In Steeltown USA: Work and Memory in Youngstown, John Russo and I argued that a “politics of resentment” emerged in that community during the years when its steel industry was collapsing. That resentment spread throughout the region during the decade after the mills closed. Some of it was directed at institutions that people had long counted on to serve their interests—business, unions, government, churches—all of which had failed to protect them from the economic and social costs of tens of thousands of lost jobs. It grew as politician after politician made and broke promises to help. It festered as people read national media stories about how deindustrialization was part of a process of “creative destruction” that would revitalize the economy, a claim that in some ways proved true—but mostly for well-educated people on the coasts and in big cities, not for displaced steelworkers.
Resentment is a cultural response to economic struggle, and it has political consequences.
In Youngstown in the early 1980s, it translated into strong support for a mob-connected, crass political outsider, county sheriff Jim Traficant, who had stood on laid-off workers’ front lawns and refused to let them be evicted when they couldn’t pay their mortgages. Youngstown voters elected Traficant as their congressman in 1984. He served until convicted of crimes in 2002.
Resentment is a cultural response to economic struggle. It festered as people read national media stories about how deindustrialization was part of a process of “creative destruction” that would revitalize the economy.
Forty years after Traficant’s rise, the politics of resentment have become a national (and in many ways global) trend, leading voters to reject candidates they view as elitist and entrenched in favor of those who promise to challenge and change the status quo. While we don’t think of Barack Obama as benefiting from the politics of resentment, the belief that government needed fresh blood and new ideas drew many to support him, including many white working-class people who, some feared, would never vote for a black man. Resentment contributed to Mitt Romney’s defeat in 2012, especially after he was heard dismissing “47 percent” of voters at a high-ticket fundraiser. Hillary Clinton made the same blunder in 2016, famously dismissing Trump supporters as “a basket of deplorables,” while Trump seemed to have successfully channeled Traficant’s populist bluster.
Among the cultural values Brooks identifies as central to the cultural wars is masculinity. I agree that this is an important cultural issue for many working-class men who feel anxious about their place in the world and therefore defensive about men’s roles. But that, too, has economic roots. When industrial jobs that offer good pay and benefits go away, men feel more than just an economic loss. For generations, a key element of masculinity was the ability to support a family. While the family wage has long been a thing of the past, men still struggle with shame and frustration over not being able to be good providers. Equally important, few of the jobs that have replaced industrial work offer men opportunities to demonstrate traditional masculine qualities like strength, toughness, or power over machinery and materials. Contemporary working-class jobs, most of which are in the service sector, pay less—not just in dollars but also in the kind of validation that these men seek.
Let’s consider the other half of Brooks’s argument, too.
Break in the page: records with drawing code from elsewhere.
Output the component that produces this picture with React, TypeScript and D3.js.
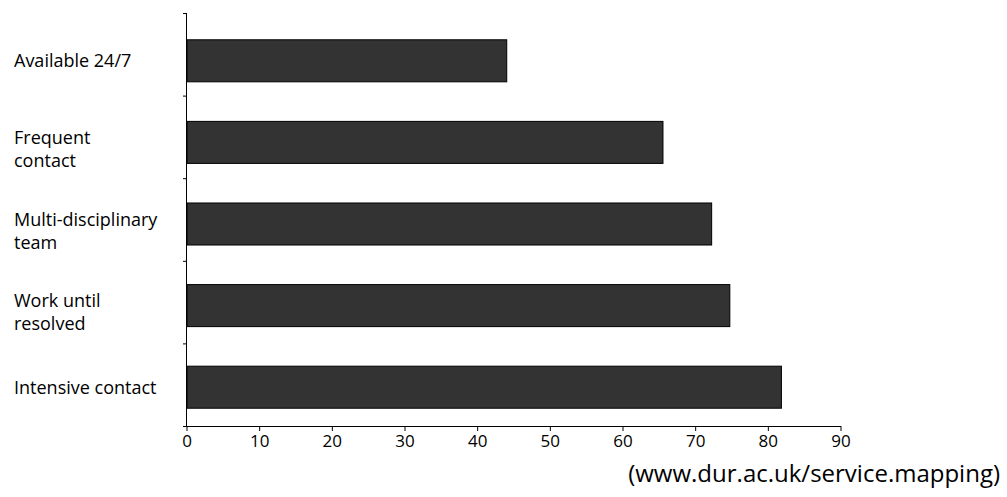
import React from "react";
import * as d3 from "d3";

const categories = [
  "Available 24/7",
  "Frequent contact",
  "Multi-disciplinary team",
  "Work until resolved",
  "Intensive contact",
];
const labelLines = [
  ["Available 24/7"],
  ["Frequent", "contact"],
  ["Multi-disciplinary", "team"],
  ["Work until", "resolved"],
  ["Intensive contact"],
];
const values = [44, 65.5, 72.2, 74.7, 81.8];
const xTicks = [0, 10, 20, 30, 40, 50, 60, 70, 80, 90];
const sourceText = "(www.dur.ac.uk/service.mapping)";

export default function App() {
  const W = 1007;
  const H = 497;
  const x0 = 187;
  const x1 = 841;
  const axisTop = 13;
  const axisY = 426;
  const x = d3.scaleLinear().domain([0, 90]).range([x0, x1]);
  const y = d3.scaleBand<string>().domain(categories).range([20, 428]).paddingInner(0.485).paddingOuter(0.2425);
  const bounds = d3.scaleBand<string>().domain(categories).range([axisTop, axisY]);
  const font = "'Open Sans', sans-serif";
  return (
    <svg width={W} height={H} style={{ position: "absolute", left: 0, top: 0, background: "#fff" }}>
      {categories.map((c, i) => (
        <rect
          key={c}
          x={x(0)}
          y={y(c)!}
          width={x(values[i]) - x(0)}
          height={y.bandwidth()}
          fill="#333333"
          stroke="#000"
          strokeWidth={1}
        />
      ))}
      <line x1={x0 - 0.5} x2={x0 - 0.5} y1={axisTop} y2={axisY} stroke="#000" strokeWidth={1} />
      {categories.map((c) => (
        <line key={"t" + c} x1={x0 - 4} x2={x0} y1={bounds(c)! + 0.5} y2={bounds(c)! + 0.5} stroke="#000" />
      ))}
      <line x1={x0 - 4} x2={x1} y1={axisY + 0.5} y2={axisY + 0.5} stroke="#000" />
      {xTicks.map((t) => (
        <g key={t}>
          <line x1={x(t)} x2={x(t)} y1={axisY} y2={axisY + 5} stroke="#000" />
          <text x={x(t)} y={axisY + 21} textAnchor="middle" fontFamily={font} fontSize={17} fill="#000">
            {t}
          </text>
        </g>
      ))}
      {categories.map((c, i) => {
        const cy = y(c)! + y.bandwidth() / 2;
        const lines = labelLines[i];
        const lh = 23;
        const first = lines.length === 1 ? cy + 6.5 : cy + 1.5;
        return (
          <text key={"l" + c} x={14} fontFamily={font} fontSize={18} fill="#000">
            {lines.map((ln, j) => (
              <tspan key={j} x={14} y={first + j * lh}>
                {ln}
              </tspan>
            ))}
          </text>
        );
      })}
      <text x={1000} y={482} textAnchor="end" fontFamily={font} fontSize={24} fill="#000">
        {sourceText}
      </text>
    </svg>
  );
}
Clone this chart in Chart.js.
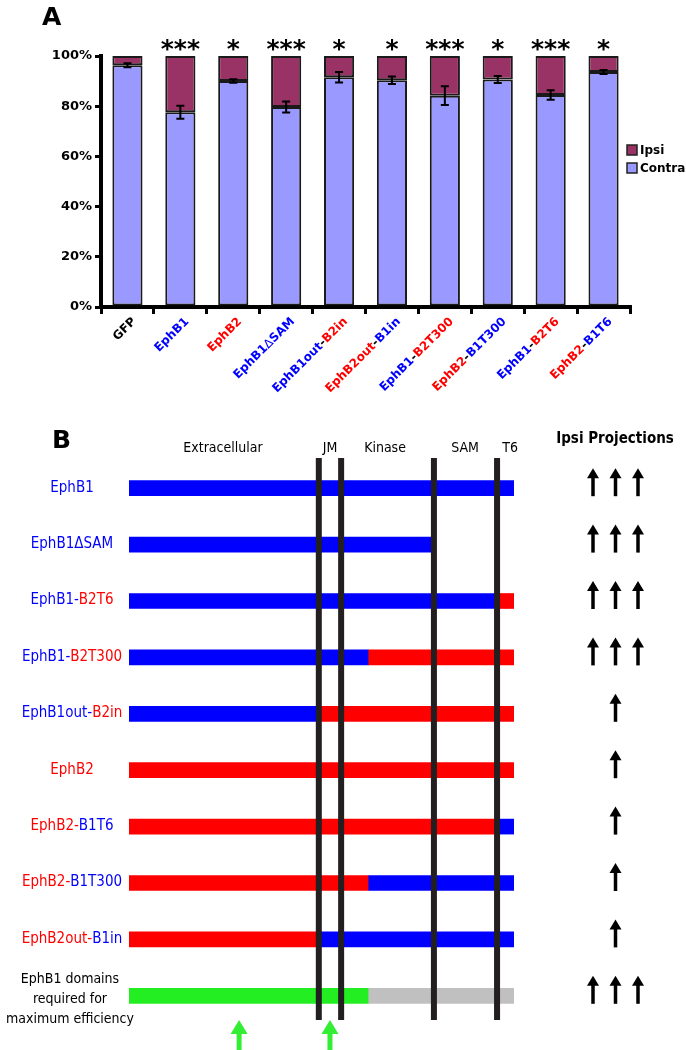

It’s true that wages for lower-level workers are rising, and yes, the rate of growth these days is faster for lower-income workers than for management. That sounds great, but it’s hardly proof that capitalism works well for everyone. Has Brooks forgotten the recent history of economic inequality? Inequality.org maps it all out clearly, showing how the incomes of the top 1 percent doubled between 1968 and 2017, while poverty rates held steady. Incomes for top earners have soared from around $633,000 annually in 1979 to more than $2.7 million in 2017, while incomes of the bottom 90 percent—that’s most of us, folks—rose by less than $10,000 a year, all the way to a grand $36,000.
But, okay—things are getting better. Why would that be? It isn’t because of productivity, as Brooks claims. Productivity and pay both increased at about the same rate between 1948 and 1979, but then productivity continued to rise while wages stagnated. A tighter labor market also makes a big difference, though it’s hard to imagine it will be enough to ever make up for the disparities of the last two decades. As the Economic Policy Institute noted in 2018, “while wages are growing for most workers, wage growth continues to be slower than would be expected in an economy with relatively low unemployment.”
Even more important in Brooks’s misunderstanding of working-class politics is his refusal to acknowledge that class consciousness might have had anything to do with wages going up. Since 2014, 29 states and 44 localities have raised the minimum wage in their jurisdictions. And sorry, David, that’s not because bosses don’t “have workers by the throat.” It’s because workers organized to fight for economic justice. The Fight for $15 and dozens of living-wage campaigns that led to states and cities hiking the minimum wage offer great examples of class consciousness in action.
No doubt, conservative politics, including opposition to immigration and gun control as well as the anxiety some white Americans feel about the country’s changing demographics—not to mention more overt white supremacism—will play a role in this year’s election. But if Democrats want to win working-class votes, they shouldn’t buy into Brooks’s either/or vision. Instead, they should recognize that what people earn, the jobs they do, the state of their communities, and their values are all intertwined.